Quels sont les atouts de MICHELIN et plus généralement des Français aujourd’hui pour gagner la compétition internationale?
La transformation du rôle du manager chez Michelin est une révolution au regard d’une culture française du contrôle et de la centralisation. La bonne nouvelle est qu’au-delà de la résistance initiale, on observe dans le management français une soif d’ouverture et de changement qui est surprenante. Si on poursuit sur cette voie, la France peut faire des miracles.
Quelle est, selon vous, la singularité du management français ?
Les Français ont tendance à beaucoup raisonner avant de prendre des décisions, à l’inverse du pragmatisme nord-américain par exemple. Cette tendance s’exprime parfois trop, jusqu’à l’inefficacité. Chez Michelin, nous avons porté beaucoup d’attention dans notre internationalisation à limiter l’influence de ce singularisme français à l’intérieur des équipes multiculturelles. Ces équipes offrent un enrichissement mutuel considérable. Cela prend toujours un peu de temps avant qu’il ne soit apparent, mais, au fil du temps et de l’expérience, le croisement de comportements différents oblige à affiner sa capacité d’écoute et forge les tempéraments. Et puis, elles amènent l’ouverture ; dans le contexte instable et mouvant de la compétition internationale, Michelin doit s’ouvrir, tout en préservant ses valeurs.
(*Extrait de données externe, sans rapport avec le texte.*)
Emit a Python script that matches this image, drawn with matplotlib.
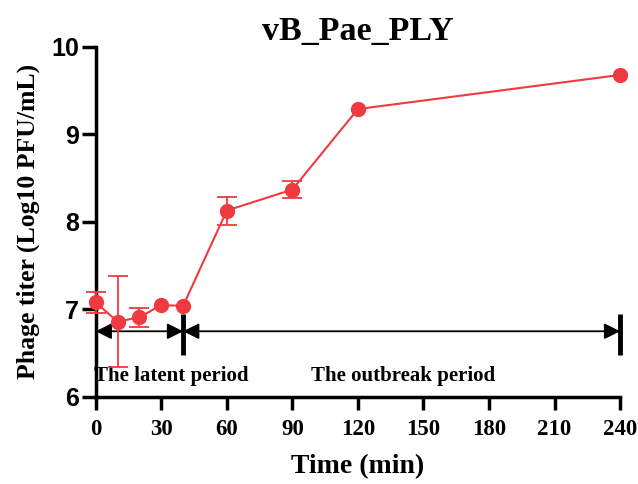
import numpy as np
import matplotlib.pyplot as plt

# one-step growth curve values
time_min = [0, 10, 20, 30, 40, 60, 90, 120, 240]
titer = [7.08, 6.86, 6.91, 7.05, 7.04, 8.13, 8.37, 9.29, 9.68]
titer_sd = [0.12, 0.52, 0.11, 0.0, 0.0, 0.16, 0.10, 0.0, 0.0]
x_ticks = [0, 30, 60, 90, 120, 150, 180, 210, 240]
y_ticks = [6, 7, 8, 9, 10]

red = '#EF3A3F'
serif = 'Liberation Serif'
sans = 'Liberation Sans'

fig = plt.figure(figsize=(6.38, 4.84), dpi=100)
ax = fig.add_axes([0.150, 0.180, 0.822, 0.723])

ax.plot(time_min, titer, color=red, lw=1.5, marker='o', markersize=10,
        markeredgecolor=red, markerfacecolor=red, clip_on=False, zorder=5)
# only the points with a visible spread get error bars
has_err = [i for i, s in enumerate(titer_sd) if s > 0]
ax.errorbar([time_min[i] for i in has_err], [titer[i] for i in has_err],
            yerr=[titer_sd[i] for i in has_err], fmt='none', ecolor=red,
            elinewidth=1.3, capsize=7, capthick=1.3, clip_on=False, zorder=4)

ax.set_xlim(0, 240)
ax.set_ylim(6, 10)
ax.set_xticks(x_ticks)
ax.set_yticks(y_ticks)
ax.set_xticklabels([str(t) for t in x_ticks], fontfamily=serif,
                   fontweight='bold', fontsize=16.5)
ax.set_yticklabels([str(t) for t in y_ticks], fontfamily=sans,
                   fontweight='bold', fontsize=18)
ax.tick_params(width=2.5, direction='out')
ax.tick_params(axis='x', length=9, pad=7)
ax.tick_params(axis='y', length=10, pad=2)

for side in ['top', 'right']:
    ax.spines[side].set_visible(False)
for side in ['left', 'bottom']:
    ax.spines[side].set_linewidth(2.5)

ax.set_title('vB_Pae_PLY', fontfamily=serif, fontweight='bold',
             fontsize=24.5, pad=5)
ax.set_xlabel('Time (min)', fontfamily=serif, fontweight='bold',
              fontsize=20, labelpad=10)
ax.set_ylabel('Phage titer (Log10 PFU/mL)', fontfamily=serif,
              fontweight='bold', fontsize=18.5, labelpad=8)

# latent / outbreak period markers
arrow_y = 6.75
arrowprops = dict(arrowstyle='<|-|>', color='black', lw=1.3,
                  mutation_scale=24, shrinkA=0, shrinkB=0)
ax.annotate('', xy=(40, arrow_y), xytext=(0, arrow_y),
            arrowprops=arrowprops, annotation_clip=False)
ax.annotate('', xy=(240, arrow_y), xytext=(40, arrow_y),
            arrowprops=arrowprops, annotation_clip=False)
ax.plot([40, 40], [6.48, 6.95], color='black', lw=3.5, solid_capstyle='butt')
ax.plot([240, 240], [6.48, 6.95], color='black', lw=3.5,
        solid_capstyle='butt', clip_on=False)

ax.text(34.8, 6.24, 'The latent period', fontfamily=serif,
        fontweight='bold', fontsize=15, ha='center', va='center')
ax.text(140.6, 6.24, 'The outbreak period', fontfamily=serif,
        fontweight='bold', fontsize=15, ha='center', va='center')

fig.savefig('out.png', dpi=100)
Propos de Jean-Dominique Senard
recueillis par Charles Rostand et Mehdi Clément pour Akteos
Il y a 3 commentaires
Merci pour cet article très inspirant. Il donne envie d’appeler MIchelin pour en savoir davantage sur l’accompagnement managérial mis en oeuvre.
Remarquable Senard, lire cet entretien rend optimiste
Devrions-nous comprendre par cet article que Michelin est parti à l’international pour se rapprocher des clients d’autres continents et pour diversifier sa culture d’entreprise?